«La formation professionnelle n’est pas de mauvaise qualité, mais les jeunes sont mal préparés à la vie professionnelle». Fruit d’une enquête menée sur le terrain, ce constat d’Yves Matthijs, Country Manager Swisscontact Tunisie, concernant l’état des lieux de la formation professionnelle en Tunisie, n’étonne guère tant on connaît déjà bien les maux de notre pays dans ce domaine. Mais là où l’analyse retient l’attention, c’est lorsqu’elle aborde les faiblesses dans le détail.
Ainsi, les sortants de la formation professionnelle présentent, selon cet expert suisse, quatre types de lacunes. D’abord, professionnellement, ils «manquent de pratique, de précision, d’automatismes, etc. Ensuite, sur le plan du comportement, ils «manquent d’engagement, de respect du travail, d’initiative», se distinguent par leur absentéisme, une attitude défiante, une difficulté d’adaptation. De même, en matière de communication, ils ont des difficultés à dialoguer et à convaincre. Enfin, ils ont des lacunes en matière d’organisation du travail et de planification.
Mais les entreprises tunisiennes également sont loin d’être irréprochables pour ce qui est de leurs relations avec les jeunes lui venant de la formation professionnelle. D’après le même sondage, «69% des responsables de Gestion des Ressources Humaines (GRH) n’ont pas été formés à leurs responsabilités», constate Yves Matthijs. En outre, «les employeurs sont souvent peu intéressés et souvent mal outillés pour valoriser les jeunes professionnels». Et leurs entreprises pêchent également par un manque d’encadrement.

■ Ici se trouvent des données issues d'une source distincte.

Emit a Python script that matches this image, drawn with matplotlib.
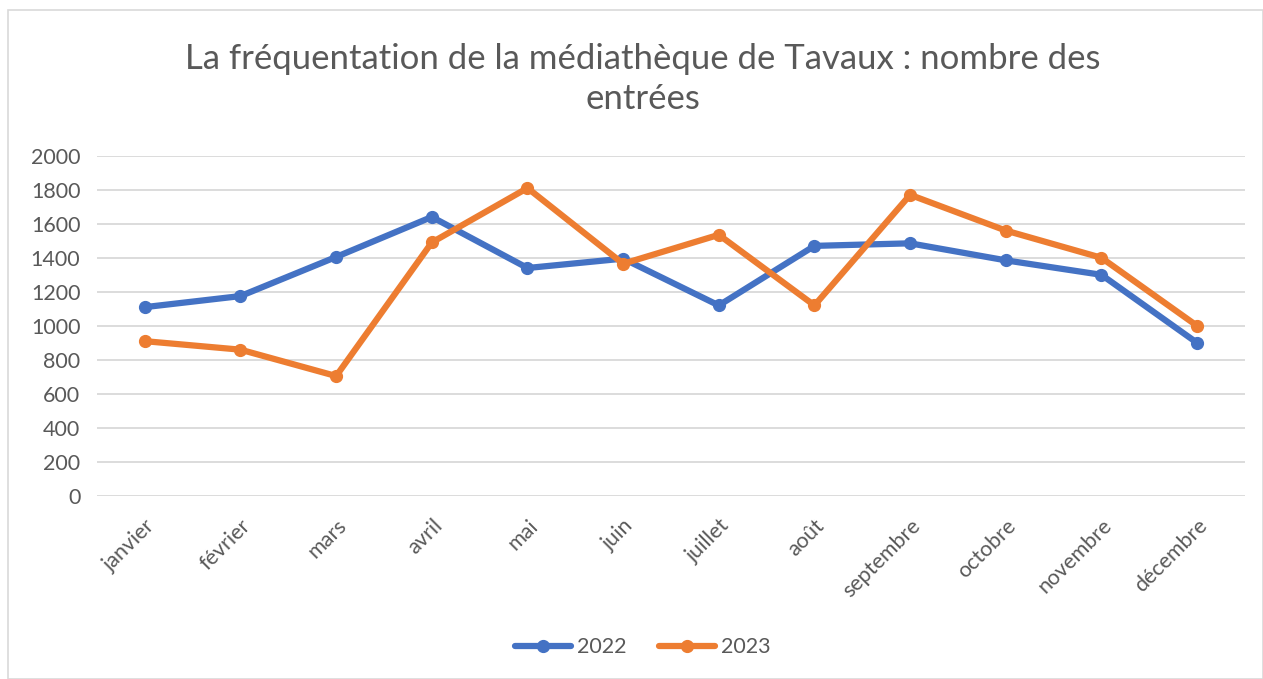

Très engagée depuis sa création en matière d’emploi, la Confédération des entreprises citoyennes de Tunisie (CONECT) a eu la bonne idée d’aller frapper à la porte de la Suisse pour en importer un concept qui a fait ses preuves là-bas dans l’espoir qu’il aidera à combler le fossé actuel, selon le mot de Naoufel Jammali, ministre de la Formation professionnelle et de l’Emploi, «entre les qualifications des ressources humaines et la demande du marché». Ce concept suisse c’est celui d’«Entreprise d’Entraînement». Mais ce ne sera pas du copier-coller.
De quoi s’agit-il? Le jeune en formation dans une Entreprise d’Entraînement (EE) n’est pas un stagiaire. C’est un employé que sa future entreprise confie à l’EE pour qu’elle le prépare à sa future vie professionnelle grâce à une pédagogie individualisée et un accompagnement personnalisé en vue de développer son savoir-faire et son savoir-être.
«Cette nouvelle forme de promotion de promotion de l’emploi a fait ses preuves en Suisse et les concepteurs de cette action ont eu le mérite d’adapter l’approche à la réalité tunisienne et aux soucis des parties locales», note Tarak Chérif, président de la CONECT.
Pour aider à la réussite de cette greffe, la coopération suisse a doté ce programme d’une enveloppe de 5 millions de dinars pour la période 2013-2015. Par ce geste, la Suisse espère provoquer en Tunisie, selon Pierre Combernous, l’ambassadeur suisse, une sorte de «réveil». Car, souligne le diplomate helvétique, «si on continue avec des modèles qui patinent et produisent des gens qui ne peuvent trouver de l’emploi, on ne va pas s’en sortir».
Rappelant que ce système a permis à son pays d’avoir l’un des taux de chômage les plus bas au monde (3%), l’ambassadeur de Suisse se dit «convaincu qu’on réussira en Tunisie. Cela prendra du temps mais on y arrivera».